One of these is the recipe I'm about to share with you. We often make this for special occasions when we're eating in. It's fast and easy, and the flavor is so incredible you can't believe it's three ingredients and takes three minutes to make. The original recipe serves the steak with Parmesan Mash, which is wonderful, but it's also wonderful without. The next time you make steak, you must make this.

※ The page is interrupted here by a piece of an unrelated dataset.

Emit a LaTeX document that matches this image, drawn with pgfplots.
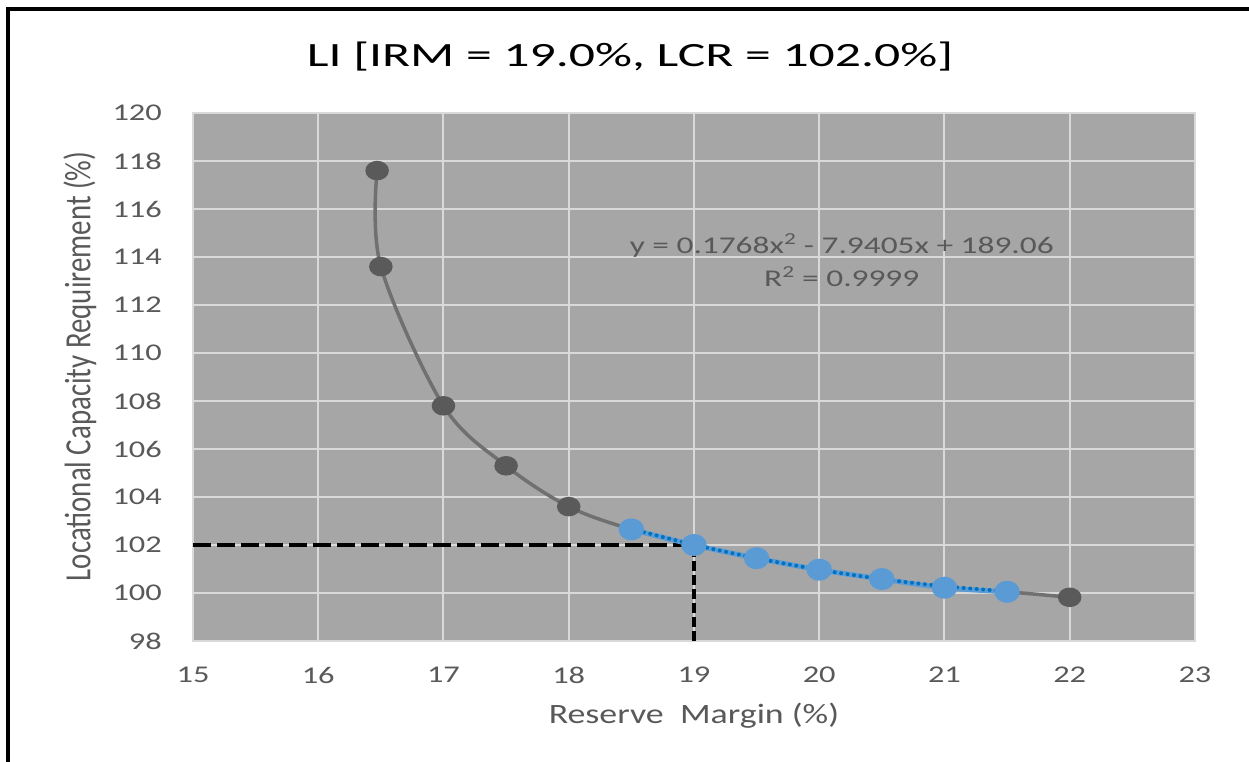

Pan-Fried Steak with Parmesan Mash and Pan Gravy
from Donna Hay magazine #16
serves 4


4 russet or Yukon Gold potatoes, peeled and cut into 1 1/2" cubes
2 ounces butter
8 ounces heavy cream
salt and freshly ground pepper
1 cup finely grated Parmesan cheese
4 - 5 ounce Filets Mignon
oil for brushing
for pan gravy
1/2 cup beef stock
2 teaspoons grain mustard
1 teaspoon brown sugar


Place potatoes in a large pot of cold salted water. Bring to a boil and cook for 15-20 minutes or until just cooked through. Drain, return to pan, add butter, cream, salt and pepper and mash with a potato masher until smooth. Stir in Parmesan cheese and set aside to keep warm while the steaks cook.


Brush the steaks with oil and sprinkle with salt and pepper. Heat a medium non-stick frying pan over high heat, and cook steaks 4-5 minutes per side (for medium-rare, or longer to desired doneness). Remove steaks, set aside, and keep warm. Make the pan gravy by stirring the stock mustard, and sugar into the pan. Bring to a boil and cook 5 minutes or until thickened. Serve steaks with mash and pan sauce.